Al-Jaabari told CPJ that the family had been forced to leave Gaza City’s Sheikh Radwan neighborhood for southern Gaza on October 14, but Al-Halabi stayed behind to report on the war.

“He hadn’t seen us for a month so he decided to flee as well. And it didn’t occur to us that he might be arrested because he is a journalist and has nothing to do with military work. But unfortunately, he was arrested,” she said.

Al-Jabaari said that a human rights lawyer told her that the journalist had initially been held in Israel’s Sde Teiman and Petah Tikva detention centers and the West Bank’s Ofer prison. Since March, he has been in southern Israel’s Nafha prison, 62 miles south of Beersheba, under the Incarceration of Unlawful Combatants Law, which allows authorities to extend detention indefinitely or until a ceasefire is reached, she was told. According to Israeli human rights group B’Tselem, the law allows Israel to hold detainees for long periods of time without charge and with limited access to legal counsel. B’Tselem described overcrowding, unsanitary conditions, and abuse at Israeli prison facilities housing Palestinian journalists.

The journalist has not been charged with any crime.

Safaa al-Jaabari added that her husband, who suffers from varicose veins, had been tortured in all those detention centers, according to the lawyer.

Al-Jaabari also told CPJ that Israeli airstrikes destroyed their family home in Gaza City in December, killing Al-Halabi's father and brother.

Raed Obeid, director of Al-Quds Radio, told CPJ via messaging app that Al-Halabi had worked for the station since 2020 and remained committed to his work until it stopped broadcasting because of the siege of Gaza City in November.

Israel’s military operations in Gaza and Lebanon, which began after the October 7, 2023, Hamas attack on Israel, have devastated the local press.

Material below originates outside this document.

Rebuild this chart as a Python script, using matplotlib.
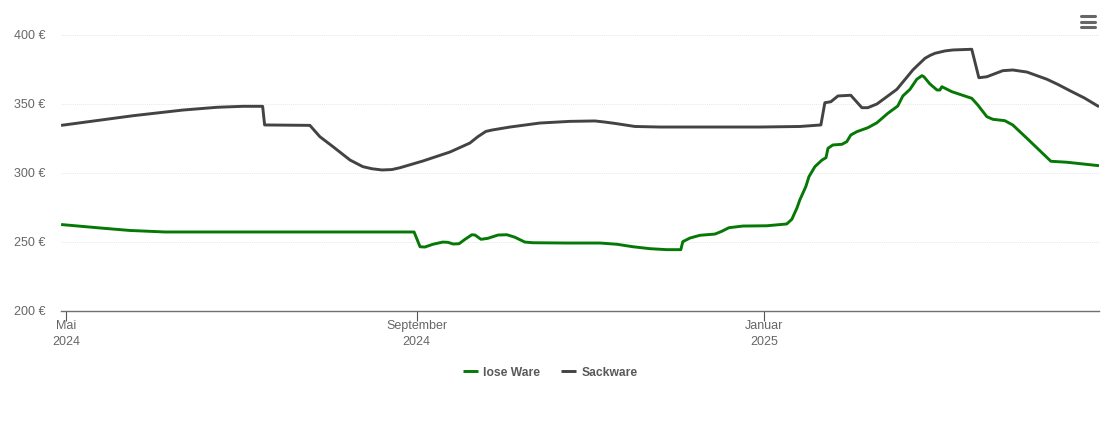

Israel has killed scores of journalists in Gaza as well as six in Lebanon, jailed dozens of Palestinian journalists from Gaza and the West Bank, and destroyed much of the press infrastructure in Gaza, all while preventing the foreign press from entering Gaza.

Al-Halabi was not included in CPJ’s December 1, 2023 prison census because the organization was not aware of his arrest at the time. 

CPJ emailed the Israel Defense Forces, Israel’s Security Agency, also known as Shin Bet, and the Israeli Prison Service in late 2024 for comment on the cases of imprisoned Palestinian journalists but received no response.